Things are changing. This year global equities have shrugged off geopolitical and macroeconomic threats — from the civil war in Syria to the fiscal standoff in Washington — that would have sent markets into a tailspin in the risk-averse world of just a year or two ago. Meanwhile, stock correlations have fallen much closer to normal levels, indicating that company news is driving markets once again.

This environment means that investors can successfully use research to identify cheap stocks with much better prospects than widely perceived. Value investing relies on investors’ emotions to create opportunities, yet the payoff can only come when investors realize they have overreacted to bad news and reprice a stock accordingly. This behavior typically comes in response to some stock-specific good news, such as a positive earnings announcement. This reaction did not occur in the anxiety-driven market following the financial crisis, but it is happening today.

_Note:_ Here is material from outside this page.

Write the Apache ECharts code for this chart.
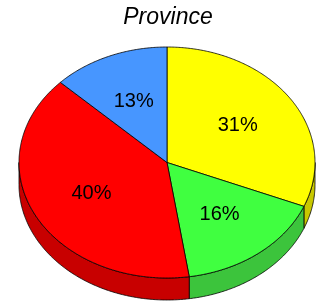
<!DOCTYPE html>
<html><head><meta charset="utf-8">
<script src="https://cdn.jsdelivr.net/npm/echarts@6/dist/echarts.min.js"></script>
<style>html,body{margin:0;padding:0;background:#fff}#c{width:318px;height:303px}</style>
</head><body><div id="c"></div>
<script>
const titleText = 'Province';
const categories = ['A', 'B', 'C', 'D'];
const values = [31.2, 16.4, 39.6, 12.8];
const topColors = ['#ffff00', '#40ff40', '#ff0000', '#4796ff'];
const sideColors = ['#c8c800', '#3cc43c', '#c80000', '#3a7ad0'];

const total = values.reduce((a, b) => a + b, 0);
const starts = [];
let acc = 0;
values.forEach(v => { starts.push(acc); acc += v; });

const CX = 167, CY = 162.5, RX = 148, RY = 115.5, DEPTH = 22, LABEL_R = 0.575;
function pt(th, dy) { return [CX + RX * Math.sin(th), CY - RY * Math.cos(th) + (dy || 0)]; }
function arcPts(a, b, dy) {
  const n = Math.max(2, Math.ceil(Math.abs(b - a) / 0.01));
  const r = [];
  for (let i = 0; i <= n; i++) r.push(pt(a + (b - a) * i / n, dy));
  return r;
}

function renderItem(params, api) {
  const i = params.dataIndex;
  const v = api.value(1);
  const a0 = starts[i] / total * Math.PI * 2;
  const a1 = a0 + v / total * Math.PI * 2;
  const children = [];
  const s0 = Math.max(a0, Math.PI / 2), s1 = Math.min(a1, Math.PI * 1.5);
  if (s1 > s0) {
    const pts = arcPts(s0, s1, 0).concat(arcPts(s1, s0, DEPTH));
    children.push({ type: 'polygon', shape: { points: pts },
      style: { fill: sideColors[i], stroke: '#000', lineWidth: 0.8 } });
  }
  const topPts = [[CX, CY]].concat(arcPts(a0, a1, 0));
  children.push({ type: 'polygon', shape: { points: topPts },
    style: { fill: topColors[i], stroke: '#000', lineWidth: 0.8 } });
  const mid = (a0 + a1) / 2;
  children.push({ type: 'text', x: CX + RX * LABEL_R * Math.sin(mid), y: CY - RY * LABEL_R * Math.cos(mid),
    style: { text: Math.round(v / total * 100) + '%', align: 'center', verticalAlign: 'middle',
      font: '20px "Liberation Sans", Arial, sans-serif', fill: '#000' } });
  return { type: 'group', children };
}

const chart = echarts.init(document.getElementById('c'));
chart.setOption({
  animation: false,
  graphic: [{ type: 'text', x: 168, y: 17.5, style: { text: titleText, align: 'center', verticalAlign: 'middle',
    font: 'italic 23px "Liberation Sans", Arial, sans-serif', fill: '#000' } }],
  series: [{
    type: 'custom',
    coordinateSystem: 'none',
    renderItem,
    data: values.map((v, i) => ({ name: categories[i], value: [i, v] }))
  }]
});
</script></body></html>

We think the recovery of value stocks is still in its infancy. Our measure of the value opportunity looks at spreads between the cheapest and most expensive quintiles of global stocks based on their price-to-book-value (P/B) ratio. Even after this year’s equity rally, these spreads remain very wide (see chart 1). Spreads probably have not narrowed as much as might have expected because the market dislocations created by the financial crisis were so profound. The lingering distortive effects of the safety trade left defensive, low-risk stocks at near-record premiums to the market and riskier, cyclical stocks at near-record discounts.

In the past, when these spreads narrowed, value stocks outperformed strongly. Yet by the end of September, P/B spreads had narrowed only about 12 percent of the way toward a typical trough, meaning this trend is likely to continue. Our research shows that unlike seemingly safer low-beta stocks, low P/B stocks have low correlations with bond returns, so cheaper stocks should continue to outperform in a rising interest rate environment.